My scared answer - on the days when all goes bellyup - is that whatever socialisation is, we don't do enough of it. We have issues. Too much shyness. Timidity. Fear of dogs. Strange people. New people. Too few people. Too many people. Wrong moment. Wrong place.

My more considered answer is, socialisation means what you want it to mean. It is the life you choose.

So today, socialisation is this tree. It contained eight kids for thirty minutes. One, reaching the top, yelled down to the others to come up.


Socialisation is this straggly walk through the conifers perched, wind blasted, against the Greensand Ridge.


Socialisation is this moment, wondering how many times a dog can jump into a lake to fetch a stick before it feels the cold.

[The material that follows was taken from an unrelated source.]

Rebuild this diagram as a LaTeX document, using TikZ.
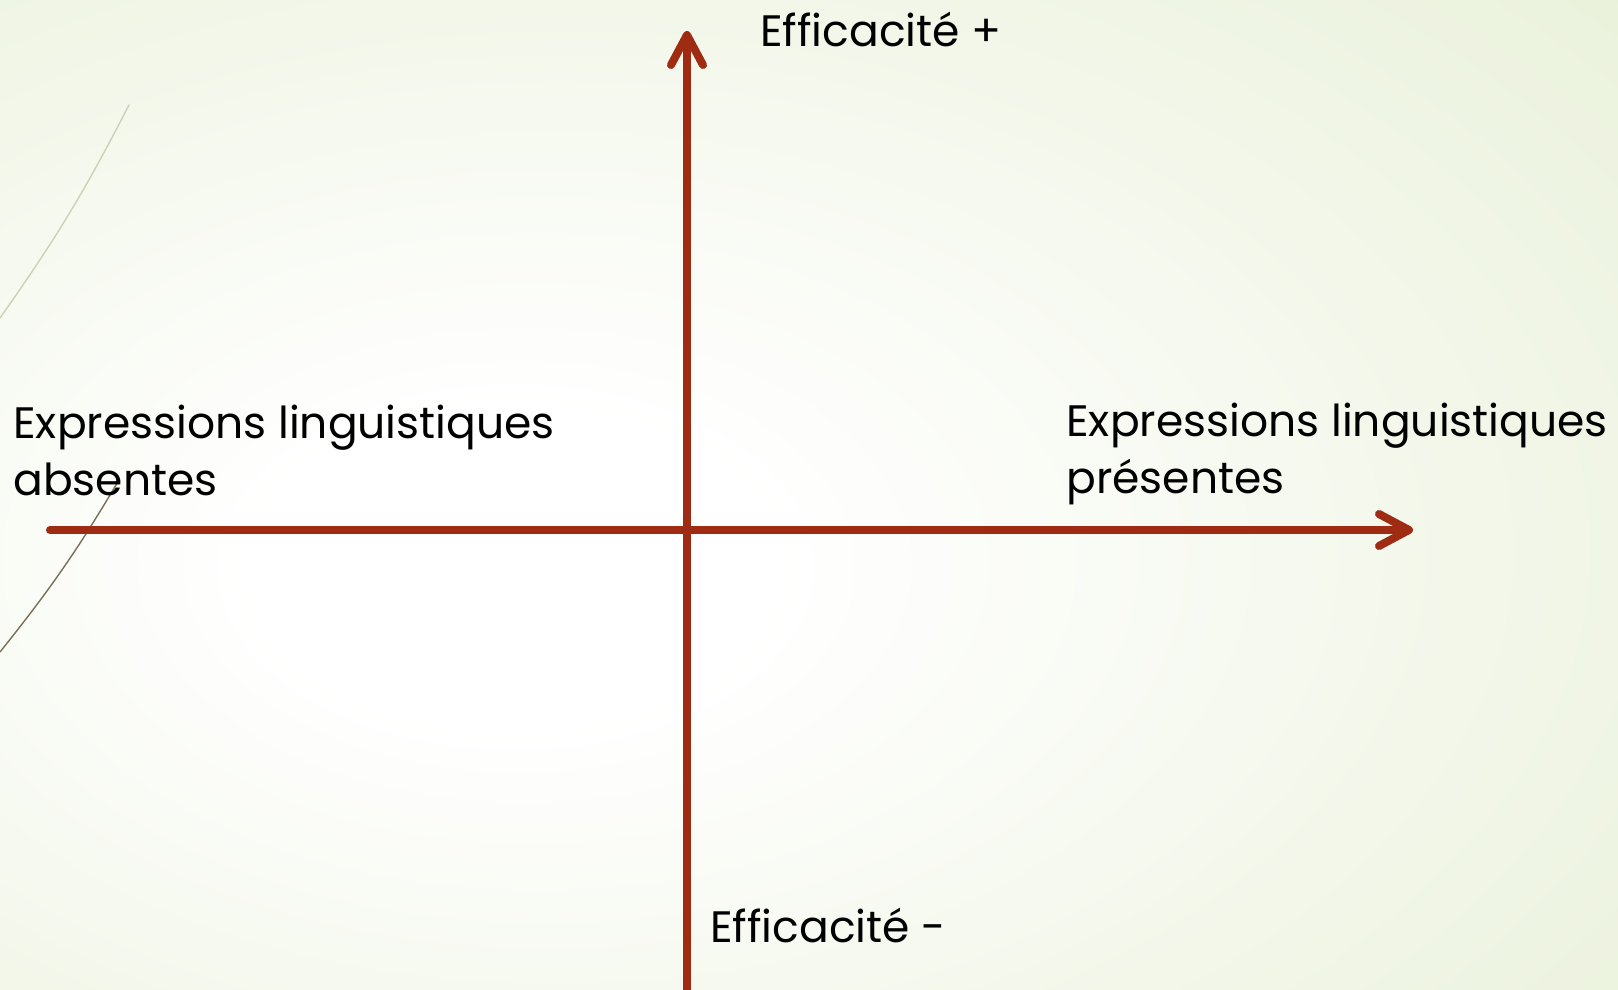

Socialisation is walking on forest paths, talking about soil, the weather, lost scarves, and wondering about the lives of people who on Mondays must take themselves into schools.

11 comments:

Michelle said...

You didn't get snow???? I froze this morning, driving then walking through blizzards. You all go out for a fab walk and climb trees. Mustn't let C see that!

Grit said...

tinsytiny flakes and teenyweeny bits, m. not enough to stop the intrepid conifer explorers.

Sam said...

I love the socialisation tree - that makes me chuckle :-)

Kate said...

Ah, the 'S' word.
As in 'Don't your children get lonely?' and 'What do they do for friends their own age?'
I won't do a rant post in your comment space. But I could. How can anyone with half a brain think it's normal and good to be locked up with ONLY people of the same age, day in, day out? And 30 of them in a space so small that if it was an office, no-one would work there.
Sorry I did rant.

sharon said...

I rather think you did!

Angela said...

"Socialisation" in school can get so tiring, frustrating, discouraging... don`t we all have our experiences? At least there should be a class, How I avoid being tagged, how do I stand up for myself, how do I learn to say, This is MY LIFE!
This is my main subject with my private pupils who all take a deep breath once they understand I mean it! No, they do NOT learn this at school.
I know why I could not be a school teacher, I would get kicked out after two days!

It's a Mummys Life said...

Sounds like you have the S word pretty well sorted. Also sounds like your kids have a wonderful, exciting, outdoorsy, adventure filled time rather than conforming to what is expected of them at school.

Anonymous said...

It's something my daughter struggles with, due to her autistic traits. Part of her difficulties focus around social issues.

Really enjoyed your photographs.
CJ xx

Grit said...

but it's true, isn't is sam. we can include fences too, and ditches, hedges, fields and mole holes.

you are welcome katherine. sounds like sense to me.

angela, you are so wonderfully supportive of us over here; thank you! you sound like an inspiring teacher to me!

hi mummys life; it is true that i cannot imagine my girls readily taking sit-down office admin jobs... hmmm. should i be pleased or dismayed?

hi cj. all kids are so very different, and we foolishinlove parents will always do what we can to help them, in school or otherwise. and like you, i just want to be trusted to do that.

kelly said...

I recently booked to go on holiday for a month and found myself explaining that the kids were HE.

Then the campsite owner tried to persuade me to stay over half term as it might be nice for my kids to see other kids.

Funnily enough we are staying some where else now.

Grit said...

we had this the other day kelly - the automatic assumption that 'you people never work with anyone else' - this said to a group of kids from 10 different families who are growing up together - i've been doing stuff with the group for six years and i'm a newbie!